Klippoortje and Lambton, which has the added advantage of being on the doorstep of Germiston’s upmarket retail and business hub in Webber Road, are proving particularly popular with young family buyers and “yuppies” who want spacious grounds, generous accommodation and living areas and proximity to Germiston’s finest schools, says Smith. Homes in these suburbs range in price from R1m to around R3m, whereas the same properties in nearby Bedfordview are significantly more expensive, he avers.
According to Smith, Germiston, which has grown up around the area’s gold mining industry, is more than holding its own in the current property market. Buyer activity is most prevalent in areas such as Elsburg and Tedstoneville, which he describes as a “quick moving, value-based market”. It’s to these suburbs that people are relocating from traditional townships such as Vosloorus and Katlehong, intent on upgrading their homes and being closer to their work places and transport routes. The most sought-after price range is between R450 000 and R600 000, which he says will typically buy an older, three bedroom house.
Smith also reports good buying interest in middle market suburbs such as Hazelpark and Dinwiddie, where freestanding family homes cost anywhere from R750 000 to R1m. A very large percent of these buyers are Eskom employees and civil servants with easy access to home finance through their employers, he notes further.
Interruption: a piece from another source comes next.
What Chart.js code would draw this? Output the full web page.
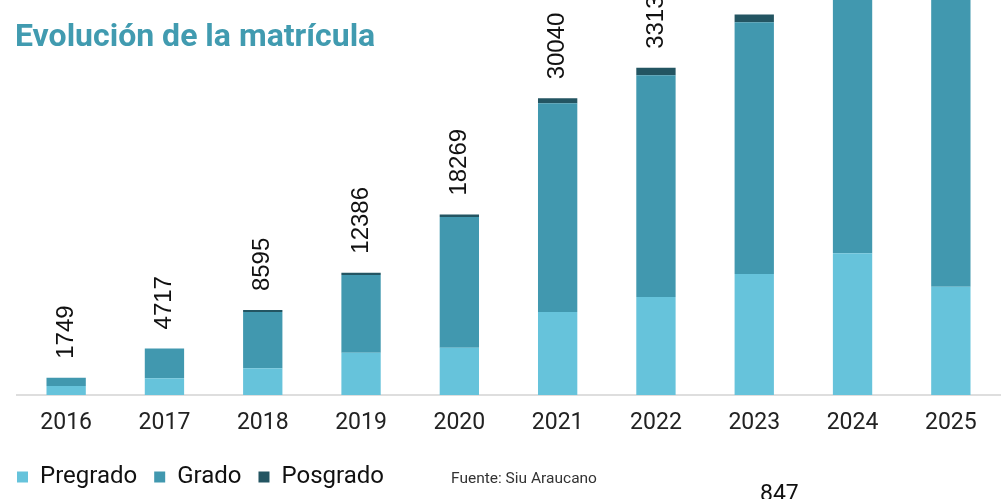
<!DOCTYPE html>
<html lang="es">
<head>
<meta charset="utf-8">
<title>Evolución de la matrícula</title>
<script src="https://cdn.jsdelivr.net/npm/chart.js@4.4.1/dist/chart.umd.min.js"></script>
<style>
  html, body { margin: 0; padding: 0; background: #fff; overflow: hidden; }
  #wrap { position: relative; width: 1005px; height: 499px; }
  #title { position: absolute; left: 15px; top: 19px; font: 700 32px/32px Roboto, sans-serif; color: #419bb0; white-space: nowrap; }
  #fuente { position: absolute; left: 451px; top: 471px; font: 15.5px/15.5px Roboto, sans-serif; color: #333; white-space: nowrap; }
  #cut { position: absolute; left: 760px; top: 482px; font: 23px/23px Roboto, sans-serif; color: #111; white-space: nowrap; }
</style>
</head>
<body>
<div id="wrap">
  <canvas id="chart"></canvas>
  <div id="title">Evolución de la matrícula</div>
  <div id="fuente">Fuente: Siu Araucano</div>
  <div id="cut">847</div>
</div>
<script>
const years = ['2016', '2017', '2018', '2019', '2020', '2021', '2022', '2023', '2024', '2025'];
const pregrado = [915, 1690, 2700, 4285, 4790, 8405, 9925, 12255, 14350, 10965];
const grado = [834, 3027, 5695, 7871, 13244, 21129, 22466, 25495, 27800, 30000];
const posgrado = [0, 0, 200, 230, 235, 506, 740, 780, 850, 900];
const yMax = 40000;

// totals written vertically above each stack
const totalsPlugin = {
  id: 'totals',
  afterDatasetsDraw(chart) {
    const { ctx, scales: { x, y } } = chart;
    ctx.save();
    ctx.font = '24px "Liberation Sans", Arial, sans-serif';
    ctx.fillStyle = '#111';
    ctx.textAlign = 'left';
    ctx.textBaseline = 'middle';
    years.forEach((yr, i) => {
      const total = pregrado[i] + grado[i] + posgrado[i];
      const px = x.getPixelForValue(i);
      const py = y.getPixelForValue(total) - 19;
      ctx.save();
      ctx.translate(px, py);
      ctx.rotate(-Math.PI / 2);
      ctx.fillText(String(total), 0, 0);
      ctx.restore();
    });
    ctx.restore();
  },
};

new Chart(document.getElementById('chart'), {
  type: 'bar',
  data: {
    labels: years,
    datasets: [
      { label: 'Pregrado', data: pregrado, backgroundColor: '#66c3db', borderWidth: 0 },
      { label: 'Grado', data: grado, backgroundColor: '#4198af', borderWidth: 0 },
      { label: 'Posgrado', data: posgrado, backgroundColor: '#235562', borderWidth: 0 },
    ],
  },
  options: {
    responsive: true,
    maintainAspectRatio: false,
    animation: false,
    layout: { padding: { left: 0, right: 5, top: 0, bottom: 0 } },
    datasets: { bar: { barPercentage: 0.4, categoryPercentage: 1.0 } },
    plugins: {
      legend: {
        position: 'bottom',
        align: 'start',
        labels: {
          boxWidth: 11,
          boxHeight: 11,
          padding: 17,
          color: '#111',
          font: { family: 'Roboto', size: 24 },
        },
      },
      tooltip: { enabled: false },
    },
    scales: {
      x: {
        stacked: true,
        grid: { display: false },
        border: { color: '#dedede', width: 2 },
        ticks: { color: '#222', padding: 6, font: { family: 'Roboto', size: 23 } },
        afterFit: (s) => { s.height = 53; },
      },
      y: {
        stacked: true,
        min: 0,
        max: yMax,
        grid: { display: false },
        border: { display: false },
        ticks: { display: false },
        afterFit: (s) => { s.width = 17; },
      },
    },
  },
  plugins: [totalsPlugin],
});
</script>
</body>
</html>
Underpinning the viability of Germiston’s residential property market is the reemergence of developers, he continues. “We’ve had quite a few calls from developers in the last few weeks, most of whom are looking at the lower end of the market. In all likelihood, this will translate to the construction of two and three-storey blocks comprising units of around 50m² in size.”
To buy successfully in Germiston’s market, Smith says it’s critical to have an unblemished credit record. “The banks are still very risk-shy, declining up to 50 percent of all loan applications. The chances of getting a loan are pretty remote for applicants with adverse comments on their credit records.”
Further to this, he says it’s common practice at the moment for the banks to grant bonds for less than the amount requested. “Buyers must ensure that they have access to funds that they can use to pay not only costs but also any shortfalls should the banks grant them less than the amounts for which they applied,” he advises.
Also, prospective buyers need to work out what they can afford based on their disposable income. “The focus needs to be not on what you earn but what you can afford to pay each month,” says Smith.
For sellers, he pulls no punches. “You won’t see an offer if you don’t price correctly,” he says. “And, if your property has been on the market for six months or more, you need to consider that you’re dealing with the wrong agent. Most buyers start their searches on the Internet so make sure that when selecting an agent to market your property, they belong to a company with a proper website and which has links to the big property portals.”